The question was reserved under Section 380 of the Crimes Act, which provides for a trial judge to reserve questions of law for the Court of Appeal at the request of either the defendant or the prosecutor.
“If the result of the trial is acquittal the accused shall be discharged, subject to being again arrested if the Court of Appeal orders a new trial,” the law says.
Such an arrest would not be barred by rules against “double jeopardy”. Though the Bill of Rights says people who have been finally acquitted or convicted of an offence cannot be tried for it again, the Crown can get around that by effectively reserving the right to appeal an acquittal.
A similar tactic was used recently over the acquittal of Christchurch man George Gwaze whose case was appealed in the Supreme Court last month despite him having previously been found not guilty in May 2008 of the rape and murder of his 10-year-old niece. The Supreme Court has not yet issued a finding.
In the Waihopai case, the jury took two hours to acquit the defendants after finding they genuinely believed their actions would save lives and that the force they used was reasonable.
Mr Murnane said after the trial the trio knew what they had done “was right” because it was done for the greater good.
“That brought a claim of right and we knew we had a right to do that because we were saving people from much greater evil than the mere cutting of a bit of plastic.”
According to Auckland lawyer Peter Williams, QC, it may have been the first time the greater good defence was used in New Zealand.
Law Society criminal law sub-committee convener Jonathan Krebs said the “claim of right” was enshrined in statute law, but usually used in property cases, such as where a purchaser of stolen property believed the seller owned and had a claim of right to the property.
TV3 Sunrise programme host Oliver Driver was criticised today by Community Gaming Association chairman John Burke for suggesting the Waihopai decision provided legal justification for going into bars and smashing pokie machines, on the grounds that they were hurting problem gamblers and their families.
I was in NZ and travelling around the country when this happened. Photos of the deflated balloon were all over local and national papers and it seemed every person I spoke with, farmers or city-dwellers, conservatives or liberals, was delighted about the event.
I think think the argument came down to Lawful vs Legal (or Unlawful vs Illegal). The is a huge difference.
If their actions are lawful and they have the right to act then there’s not much anyone can do about it.
I haven’t seen their official “claim of right” document, but I am guessing it states outlines the legal justification of their right to act in this case.
Would love to see someone try it for cannabis…
“Would love to see someone try it for cannabis …”
Indeed.

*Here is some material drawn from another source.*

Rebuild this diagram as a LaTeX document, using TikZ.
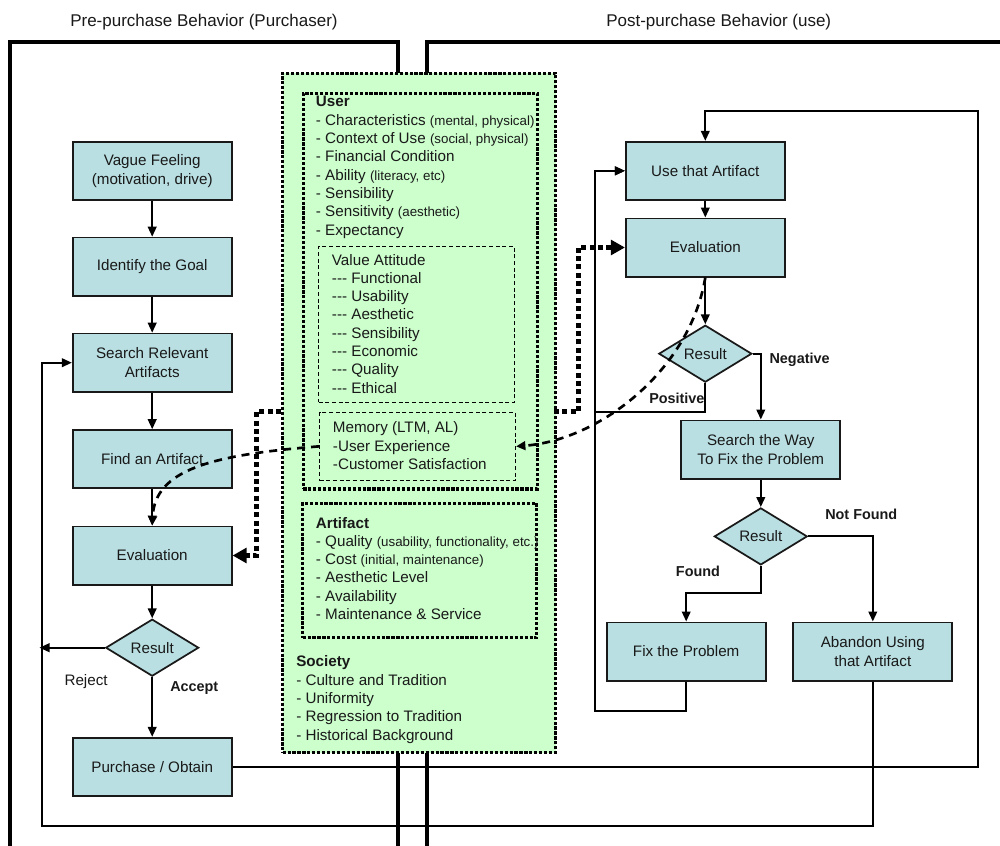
\documentclass[tikz,border=0pt]{standalone}
\usepackage{fontspec}
\setmainfont{Liberation Sans}
\usetikzlibrary{shapes.geometric,arrows.meta}
\definecolor{boxfill}{RGB}{185,223,226}
\definecolor{greenfill}{RGB}{204,255,204}
\definecolor{txt}{RGB}{25,25,25}
\newcommand\smtxt[1]{{\fontsize{10}{12}\selectfont #1}}
\begin{document}
\begin{tikzpicture}[x=0.75pt,y=-0.75pt,
  font=\fontsize{11.4}{14.25}\selectfont, text=txt,
  flowbox/.style={draw=black!90, line width=1.3pt, fill=boxfill, minimum width=119.25pt, minimum height=43.7pt, align=center, inner sep=0pt},
  decision/.style={diamond, draw=black!90, line width=1.3pt, fill=boxfill, minimum width=69.75pt, minimum height=42.75pt, inner sep=0pt},
  arr/.style={line width=1.4pt, -{Triangle[length=7.5pt,width=6.5pt]}},
  frameline/.style={line width=3pt},
  bigdot/.style={line width=3.75pt, dash pattern=on 3.75pt off 2.5pt, -{Triangle[length=10.5pt,width=11pt]}},
  dotbox/.style={draw, line width=2.4pt, dash pattern=on 2.4pt off 1.3pt, inner sep=0pt, anchor=north west},
  dashbox/.style={draw, line width=0.8pt, dash pattern=on 3pt off 2pt, inner sep=0pt, anchor=north west},
  dcurve/.style={line width=2pt, dash pattern=on 6pt off 4.5pt, -{Triangle[length=7pt,width=6.5pt]}},
  lab/.style={font=\fontsize{10.8}{13}\selectfont\bfseries, anchor=base west, inner sep=0pt},
  plainlab/.style={anchor=base west, inner sep=0pt},
  hdr/.style={font=\fontsize{12.75}{15}\selectfont, anchor=base west, inner sep=0pt}
]
\useasboundingbox (0,0) rectangle (1000,846);

% headers
\node[hdr] (h1) at (70,26.7) {Pre-purchase Behavior (Purchaser)};
\node[hdr] (h2) at (606,26.7) {Post-purchase Behavior (use)};

% frames
\draw[frameline] (10,850) -- (10,42.3) -- (398.3,42.3) -- (398.3,850);
\draw[frameline] (427,850) -- (427,42.3) -- (1005,42.3);

% green central area
\node[dotbox, fill=greenfill, minimum width=204.75pt, minimum height=509.5pt] (green) at (281,71.7) {};
\node[dotbox, minimum width=175.5pt, minimum height=296.7pt] (user) at (301.7,91.7) {};
\node[dashbox, minimum width=147pt, minimum height=116.8pt] (value) at (318,246) {};
\node[dashbox, minimum width=147pt, minimum height=51.2pt] (mem) at (319,411.7) {};
\node[dotbox, minimum width=175.5pt, minimum height=100.7pt] (artf) at (301,501.7) {};

\foreach \t [count=\i from 0] in {{\bfseries User}, {- Characteristics \smtxt{(mental, physical)}}, {- Context of Use \smtxt{(social, physical)}}, {- Financial Condition}, {- Ability \smtxt{(literacy, etc)}}, {- Sensibility}, {- Sensitivity \smtxt{(aesthetic)}}, {- Expectancy}}
  \node[plainlab] (u\i) at (315.7,106.7+18.33*\i) {\t};
\foreach \t [count=\i from 0] in {{Value Attitude}, {-{}-{}- Functional}, {-{}-{}- Usability}, {-{}-{}- Aesthetic}, {-{}-{}- Sensibility}, {-{}-{}- Economic}, {-{}-{}- Quality}, {-{}-{}- Ethical}}
  \node[plainlab] (v\i) at (331.7,265+18.33*\i) {\t};
\foreach \t [count=\i from 0] in {{Memory (LTM, AL)}, {-User Experience}, {-Customer Satisfaction}}
  \node[plainlab] (m\i) at (332.7,432.7+18.33*\i) {\t};
\foreach \t [count=\i from 0] in {{\bfseries Artifact}, {- Quality \smtxt{(usability, functionality, etc.)}}, {- Cost \smtxt{(initial, maintenance)}}, {- Aesthetic Level}, {- Availability}, {- Maintenance \& Service}}
  \node[plainlab] (a\i) at (315.7,528+18.33*\i) {\t};
\foreach \t [count=\i from 0] in {{\bfseries Society}, {- Culture and Tradition}, {- Uniformity}, {- Regression to Tradition}, {- Historical Background}}
  \node[plainlab] (s\i) at (296,666.7+18.33*\i) {\t};

% left flow
\node[flowbox] (vague) at (152.2,170.85) {Vague Feeling\\(motivation, drive)};
\node[flowbox] (goal) at (152.2,266.7) {Identify the Goal};
\node[flowbox] (search) at (152.2,362.7) {Search Relevant\\Artifacts};
\node[flowbox] (find) at (152.2,459.2) {Find an Artifact};
\node[flowbox] (evalL) at (152.2,555.5) {Evaluation};
\node[decision] (res0) at (152.2,647.7) {Result};
\node[flowbox] (purch) at (152.2,766.85) {Purchase / Obtain};

% right flow
\node[flowbox] (useA) at (705.3,170.85) {Use that Artifact};
\node[flowbox] (evalR) at (705.3,247.5) {Evaluation};
\node[decision] (res1) at (705.3,353.7) {Result};
\node[flowbox] (search2) at (760.8,449.5) {Search the Way\\To Fix the Problem};
\node[decision] (res2) at (760.8,536.4) {Result};
\node[flowbox] (fix) at (686.2,651.5) {Fix the Problem};
\node[flowbox] (aband) at (872.8,651.5) {Abandon Using\\that Artifact};

% left connectors
\draw[arr] (vague) -- (goal);
\draw[arr] (goal) -- (search);
\draw[arr] (search) -- (find);
\draw[arr] (find) -- (evalL);
\draw[arr] (evalL) -- (res0);
\draw[arr] (res0) -- (purch);
\coordinate (rej) at (39.5,647.7);
\draw[arr] (res0.west) -- (rej);
\node[plainlab] (lrej) at (64.3,685) {Reject};
\node[lab] (lacc) at (170,691.7) {Accept};

% right connectors
\draw[arr] (purch.east) -| (977.7,111) -| (useA.north);
\draw[arr] (useA) -- (evalR);
\draw[arr] (evalR) -- (res1);
\draw[arr] (res1.south) |- (595,412.3) |- (useA.west);
\draw[arr] (res1.east) -| (search2.north);
\draw[arr] (search2) -- (res2);
\draw[arr] (res2.south) |- (686.2,593.3) -- (fix.north);
\draw[arr] (res2.east) -| (aband.north);
\draw[arr] (fix.south) |- (595,711) |- (useA.west);
\draw[arr] (aband.south) |- (41.7,826) |- (search.west);
\node[lab] (lneg) at (769.3,363.3) {Negative};
\node[lab] (lpos) at (649,403.3) {Positive};
\node[lab] (lfound) at (675.7,576.7) {Found};
\node[lab] (lnf) at (825,519) {Not Found};

% influence connectors
\coordinate (gl) at (281,411.7);
\coordinate (gr) at (554,411.7);
\draw[bigdot] (gl) -- (256.7,411.7) |- (evalL.east);
\draw[bigdot] (gr) -- (578.3,411.7) |- (evalR.west);
\draw[dcurve] (mem.west) .. controls (210,455) and (155,470) .. (evalL.north);
\draw[dcurve] (evalR.south) .. controls (690,370) and (600,440) .. (mem.east);
\end{tikzpicture}
\end{document}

Lysander Spooner, back in 1875, nailed it. From his essay,
“Vices Are Not Crimes: A Vindication Of Moral Liberty
Vices are those acts by which a man harms himself or his property.
Crimes are those acts by which one man harms the person or property of another.
Vices are simply the errors which a man makes in his search after his own happiness. Unlike crimes, they imply no malice toward others, and no interference with their persons or property.
In vices, the very essence of crime — that is, the design to injure the person or property of another — is wanting.
It is a maxim of the law that there can be no crime without a criminal intent; that is, without the intent to invade the person or property of another. But no one ever practises a vice with any such criminal intent. He practises his vice for his own happiness solely, and not from any malice toward others.
Unless this clear distinction between vices and crimes be made and recognized by the laws, there can be on earth no such thing as individual right, liberty, or property; no such things as the right of one man to the control of his own person and property, and the corresponding and coequal rights of another man to the control of his own person and property.
For a government to declare a vice to be a crime, and to punish it as such, is an attempt to falsify the very nature of things. It is as absurd as it would be to declare truth to be falsehood, or falsehood truth.”